◆ **What you are asked to do**
Below, find the line containing "Rebuild this diagram" and the line containing "(north) at (502.5,86)"; reproduce exactly those two and every line between them, omitting pictures.
# Provided data start
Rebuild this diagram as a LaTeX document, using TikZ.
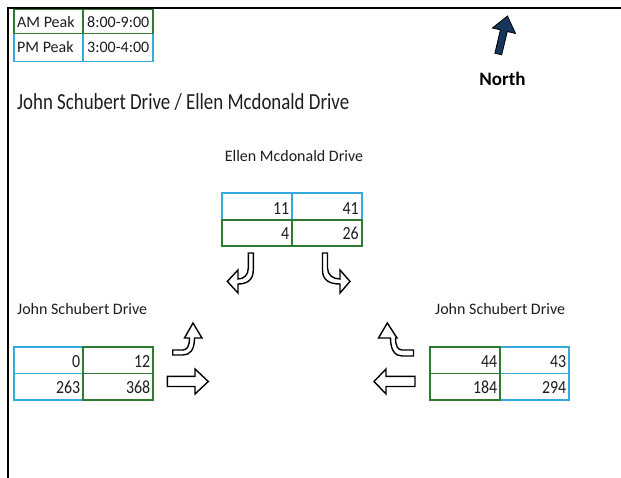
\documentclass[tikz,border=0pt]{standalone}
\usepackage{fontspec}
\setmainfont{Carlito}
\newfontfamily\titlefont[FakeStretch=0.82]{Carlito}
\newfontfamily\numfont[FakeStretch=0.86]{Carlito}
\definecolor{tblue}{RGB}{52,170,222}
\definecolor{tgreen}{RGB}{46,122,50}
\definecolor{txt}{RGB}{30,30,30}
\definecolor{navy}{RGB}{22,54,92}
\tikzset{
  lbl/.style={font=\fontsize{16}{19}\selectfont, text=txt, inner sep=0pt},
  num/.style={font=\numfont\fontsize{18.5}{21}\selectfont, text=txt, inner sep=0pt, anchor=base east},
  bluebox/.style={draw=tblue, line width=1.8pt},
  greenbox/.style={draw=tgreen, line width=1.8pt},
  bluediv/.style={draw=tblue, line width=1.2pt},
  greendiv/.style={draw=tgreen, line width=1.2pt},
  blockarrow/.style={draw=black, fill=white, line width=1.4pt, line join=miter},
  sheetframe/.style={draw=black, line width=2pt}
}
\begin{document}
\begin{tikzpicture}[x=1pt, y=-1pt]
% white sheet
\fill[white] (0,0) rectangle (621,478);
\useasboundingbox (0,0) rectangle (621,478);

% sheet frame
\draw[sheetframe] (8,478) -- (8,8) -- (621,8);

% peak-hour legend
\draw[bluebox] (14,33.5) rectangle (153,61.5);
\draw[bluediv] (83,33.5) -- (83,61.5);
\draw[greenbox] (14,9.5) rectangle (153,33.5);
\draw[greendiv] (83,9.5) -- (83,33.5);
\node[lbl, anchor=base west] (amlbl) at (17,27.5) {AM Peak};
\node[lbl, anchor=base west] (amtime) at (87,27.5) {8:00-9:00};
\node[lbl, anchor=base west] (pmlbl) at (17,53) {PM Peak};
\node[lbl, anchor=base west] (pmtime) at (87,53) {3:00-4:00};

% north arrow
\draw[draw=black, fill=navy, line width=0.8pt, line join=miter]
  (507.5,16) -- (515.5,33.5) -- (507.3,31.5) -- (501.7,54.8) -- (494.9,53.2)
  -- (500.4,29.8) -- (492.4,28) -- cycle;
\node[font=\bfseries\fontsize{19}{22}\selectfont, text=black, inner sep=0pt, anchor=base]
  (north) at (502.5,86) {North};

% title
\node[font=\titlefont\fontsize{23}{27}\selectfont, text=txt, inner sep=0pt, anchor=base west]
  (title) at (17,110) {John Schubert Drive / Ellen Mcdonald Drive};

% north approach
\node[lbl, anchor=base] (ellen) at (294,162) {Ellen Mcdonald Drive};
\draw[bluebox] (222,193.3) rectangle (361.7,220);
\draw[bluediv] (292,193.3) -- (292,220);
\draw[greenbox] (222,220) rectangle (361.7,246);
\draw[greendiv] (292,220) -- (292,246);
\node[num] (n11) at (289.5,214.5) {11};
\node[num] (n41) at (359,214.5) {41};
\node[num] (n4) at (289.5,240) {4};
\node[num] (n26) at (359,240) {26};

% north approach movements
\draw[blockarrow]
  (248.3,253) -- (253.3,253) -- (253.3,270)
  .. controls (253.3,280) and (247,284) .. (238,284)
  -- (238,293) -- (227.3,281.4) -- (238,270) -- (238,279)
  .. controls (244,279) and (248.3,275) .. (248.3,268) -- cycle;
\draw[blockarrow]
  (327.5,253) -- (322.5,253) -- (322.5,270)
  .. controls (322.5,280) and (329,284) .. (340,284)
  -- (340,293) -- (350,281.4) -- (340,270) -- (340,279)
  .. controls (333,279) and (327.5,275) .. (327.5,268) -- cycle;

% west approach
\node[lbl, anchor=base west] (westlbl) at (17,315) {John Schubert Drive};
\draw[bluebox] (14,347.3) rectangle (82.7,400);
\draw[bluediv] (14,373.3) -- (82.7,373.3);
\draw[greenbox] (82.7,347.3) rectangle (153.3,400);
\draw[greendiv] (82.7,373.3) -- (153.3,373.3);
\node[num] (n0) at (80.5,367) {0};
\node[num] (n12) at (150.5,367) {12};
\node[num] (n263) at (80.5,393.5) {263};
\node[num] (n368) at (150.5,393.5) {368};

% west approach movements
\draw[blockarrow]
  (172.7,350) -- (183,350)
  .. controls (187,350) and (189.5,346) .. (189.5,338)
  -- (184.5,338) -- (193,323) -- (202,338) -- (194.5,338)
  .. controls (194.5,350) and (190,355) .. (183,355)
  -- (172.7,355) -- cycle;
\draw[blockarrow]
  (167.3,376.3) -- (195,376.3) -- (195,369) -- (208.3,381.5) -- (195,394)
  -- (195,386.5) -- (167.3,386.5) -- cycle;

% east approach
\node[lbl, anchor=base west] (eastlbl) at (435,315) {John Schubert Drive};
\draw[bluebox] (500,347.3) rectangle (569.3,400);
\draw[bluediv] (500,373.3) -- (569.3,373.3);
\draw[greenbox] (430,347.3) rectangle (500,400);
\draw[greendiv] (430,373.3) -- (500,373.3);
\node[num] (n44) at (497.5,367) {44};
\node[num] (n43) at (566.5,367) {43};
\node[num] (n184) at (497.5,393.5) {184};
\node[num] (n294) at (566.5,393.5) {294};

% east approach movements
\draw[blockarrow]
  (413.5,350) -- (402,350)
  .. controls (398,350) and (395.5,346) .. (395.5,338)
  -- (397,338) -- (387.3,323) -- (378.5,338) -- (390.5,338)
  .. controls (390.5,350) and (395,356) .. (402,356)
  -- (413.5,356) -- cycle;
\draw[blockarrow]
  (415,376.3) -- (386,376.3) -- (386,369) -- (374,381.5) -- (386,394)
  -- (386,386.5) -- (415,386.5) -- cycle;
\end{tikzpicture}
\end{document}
# Provided data end
# Provided data start
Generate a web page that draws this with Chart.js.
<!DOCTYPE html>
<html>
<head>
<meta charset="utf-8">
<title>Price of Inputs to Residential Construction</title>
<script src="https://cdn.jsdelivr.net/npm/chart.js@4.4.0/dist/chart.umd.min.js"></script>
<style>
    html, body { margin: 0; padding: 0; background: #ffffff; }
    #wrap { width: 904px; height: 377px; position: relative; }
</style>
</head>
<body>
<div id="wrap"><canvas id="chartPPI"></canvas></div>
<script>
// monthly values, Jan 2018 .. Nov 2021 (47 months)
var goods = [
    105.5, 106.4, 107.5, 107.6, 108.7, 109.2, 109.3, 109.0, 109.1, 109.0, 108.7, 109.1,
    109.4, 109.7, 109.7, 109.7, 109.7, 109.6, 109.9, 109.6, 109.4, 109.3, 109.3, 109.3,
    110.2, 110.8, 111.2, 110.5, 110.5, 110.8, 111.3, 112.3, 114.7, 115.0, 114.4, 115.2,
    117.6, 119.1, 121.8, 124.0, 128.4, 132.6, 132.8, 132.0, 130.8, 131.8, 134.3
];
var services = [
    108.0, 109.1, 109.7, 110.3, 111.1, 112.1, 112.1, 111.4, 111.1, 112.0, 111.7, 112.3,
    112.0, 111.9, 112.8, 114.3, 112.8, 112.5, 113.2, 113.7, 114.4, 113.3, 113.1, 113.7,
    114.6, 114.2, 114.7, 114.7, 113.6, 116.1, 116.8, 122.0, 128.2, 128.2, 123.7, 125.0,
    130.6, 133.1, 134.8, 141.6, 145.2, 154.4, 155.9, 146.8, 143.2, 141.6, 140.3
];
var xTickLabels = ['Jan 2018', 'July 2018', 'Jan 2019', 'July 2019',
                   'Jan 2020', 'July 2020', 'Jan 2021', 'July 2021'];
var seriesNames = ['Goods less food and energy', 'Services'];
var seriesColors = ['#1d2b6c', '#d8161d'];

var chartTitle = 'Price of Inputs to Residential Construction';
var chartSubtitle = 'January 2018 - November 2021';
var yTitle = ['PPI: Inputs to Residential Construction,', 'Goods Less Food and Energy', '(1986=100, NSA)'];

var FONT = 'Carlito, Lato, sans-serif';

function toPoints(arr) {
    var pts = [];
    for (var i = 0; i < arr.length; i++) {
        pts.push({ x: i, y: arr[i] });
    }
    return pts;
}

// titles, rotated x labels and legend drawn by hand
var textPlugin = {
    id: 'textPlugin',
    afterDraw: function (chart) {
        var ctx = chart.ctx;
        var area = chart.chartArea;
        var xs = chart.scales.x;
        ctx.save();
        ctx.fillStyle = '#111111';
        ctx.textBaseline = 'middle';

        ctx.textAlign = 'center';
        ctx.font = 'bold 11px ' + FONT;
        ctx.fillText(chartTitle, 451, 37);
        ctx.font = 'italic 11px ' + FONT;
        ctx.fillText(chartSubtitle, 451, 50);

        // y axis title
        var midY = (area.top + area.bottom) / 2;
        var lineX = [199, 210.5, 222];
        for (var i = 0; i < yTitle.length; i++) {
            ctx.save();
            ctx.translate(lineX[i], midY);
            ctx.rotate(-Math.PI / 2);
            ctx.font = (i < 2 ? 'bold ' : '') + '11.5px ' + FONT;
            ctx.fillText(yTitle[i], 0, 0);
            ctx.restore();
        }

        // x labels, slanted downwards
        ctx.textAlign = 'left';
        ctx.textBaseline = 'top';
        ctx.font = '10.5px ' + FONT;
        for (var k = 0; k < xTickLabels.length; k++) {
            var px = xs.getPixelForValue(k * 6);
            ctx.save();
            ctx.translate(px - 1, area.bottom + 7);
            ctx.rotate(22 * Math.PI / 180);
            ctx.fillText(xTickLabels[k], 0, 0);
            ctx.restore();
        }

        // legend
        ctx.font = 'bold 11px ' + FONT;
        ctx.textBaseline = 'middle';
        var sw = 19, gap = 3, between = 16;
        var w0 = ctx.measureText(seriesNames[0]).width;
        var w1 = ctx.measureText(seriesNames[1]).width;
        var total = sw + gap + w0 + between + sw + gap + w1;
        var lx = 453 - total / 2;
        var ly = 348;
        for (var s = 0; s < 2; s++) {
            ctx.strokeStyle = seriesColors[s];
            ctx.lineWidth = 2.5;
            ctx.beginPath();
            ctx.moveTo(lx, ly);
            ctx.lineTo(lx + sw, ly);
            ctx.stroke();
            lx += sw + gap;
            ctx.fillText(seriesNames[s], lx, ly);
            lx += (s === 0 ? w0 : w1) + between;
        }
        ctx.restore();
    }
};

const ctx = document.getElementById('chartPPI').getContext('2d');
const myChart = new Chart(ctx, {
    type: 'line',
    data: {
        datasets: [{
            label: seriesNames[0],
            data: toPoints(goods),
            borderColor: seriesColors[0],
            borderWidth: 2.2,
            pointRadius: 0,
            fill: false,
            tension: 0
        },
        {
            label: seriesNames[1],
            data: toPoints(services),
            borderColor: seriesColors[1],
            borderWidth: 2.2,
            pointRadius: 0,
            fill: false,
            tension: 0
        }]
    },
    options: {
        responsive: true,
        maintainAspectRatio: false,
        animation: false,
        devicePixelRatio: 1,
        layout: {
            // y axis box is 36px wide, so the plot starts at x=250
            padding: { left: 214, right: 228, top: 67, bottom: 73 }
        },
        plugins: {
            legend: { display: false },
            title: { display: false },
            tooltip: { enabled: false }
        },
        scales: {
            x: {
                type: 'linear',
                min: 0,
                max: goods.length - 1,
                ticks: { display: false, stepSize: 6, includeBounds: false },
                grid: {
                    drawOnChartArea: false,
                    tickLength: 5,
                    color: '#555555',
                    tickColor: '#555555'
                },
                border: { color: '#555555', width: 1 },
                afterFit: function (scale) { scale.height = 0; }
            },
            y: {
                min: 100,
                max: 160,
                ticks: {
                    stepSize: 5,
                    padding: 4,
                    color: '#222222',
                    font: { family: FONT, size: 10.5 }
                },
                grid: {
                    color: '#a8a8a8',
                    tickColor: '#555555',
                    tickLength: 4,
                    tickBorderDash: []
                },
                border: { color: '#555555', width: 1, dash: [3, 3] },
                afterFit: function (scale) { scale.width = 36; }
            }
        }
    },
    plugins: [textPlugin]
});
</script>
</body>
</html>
# Provided data end
◆ **In response**
Rebuild this diagram as a LaTeX document, using TikZ.
\documentclass[tikz,border=0pt]{standalone}
\usepackage{fontspec}
\setmainfont{Carlito}
\newfontfamily\titlefont[FakeStretch=0.82]{Carlito}
\newfontfamily\numfont[FakeStretch=0.86]{Carlito}
\definecolor{tblue}{RGB}{52,170,222}
\definecolor{tgreen}{RGB}{46,122,50}
\definecolor{txt}{RGB}{30,30,30}
\definecolor{navy}{RGB}{22,54,92}
\tikzset{
  lbl/.style={font=\fontsize{16}{19}\selectfont, text=txt, inner sep=0pt},
  num/.style={font=\numfont\fontsize{18.5}{21}\selectfont, text=txt, inner sep=0pt, anchor=base east},
  bluebox/.style={draw=tblue, line width=1.8pt},
  greenbox/.style={draw=tgreen, line width=1.8pt},
  bluediv/.style={draw=tblue, line width=1.2pt},
  greendiv/.style={draw=tgreen, line width=1.2pt},
  blockarrow/.style={draw=black, fill=white, line width=1.4pt, line join=miter},
  sheetframe/.style={draw=black, line width=2pt}
}
\begin{document}
\begin{tikzpicture}[x=1pt, y=-1pt]
% white sheet
\fill[white] (0,0) rectangle (621,478);
\useasboundingbox (0,0) rectangle (621,478);

% sheet frame
\draw[sheetframe] (8,478) -- (8,8) -- (621,8);

% peak-hour legend
\draw[bluebox] (14,33.5) rectangle (153,61.5);
\draw[bluediv] (83,33.5) -- (83,61.5);
\draw[greenbox] (14,9.5) rectangle (153,33.5);
\draw[greendiv] (83,9.5) -- (83,33.5);
\node[lbl, anchor=base west] (amlbl) at (17,27.5) {AM Peak};
\node[lbl, anchor=base west] (amtime) at (87,27.5) {8:00-9:00};
\node[lbl, anchor=base west] (pmlbl) at (17,53) {PM Peak};
\node[lbl, anchor=base west] (pmtime) at (87,53) {3:00-4:00};

% north arrow
\draw[draw=black, fill=navy, line width=0.8pt, line join=miter]
  (507.5,16) -- (515.5,33.5) -- (507.3,31.5) -- (501.7,54.8) -- (494.9,53.2)
  -- (500.4,29.8) -- (492.4,28) -- cycle;
\node[font=\bfseries\fontsize{19}{22}\selectfont, text=black, inner sep=0pt, anchor=base]
  (north) at (502.5,86) {North};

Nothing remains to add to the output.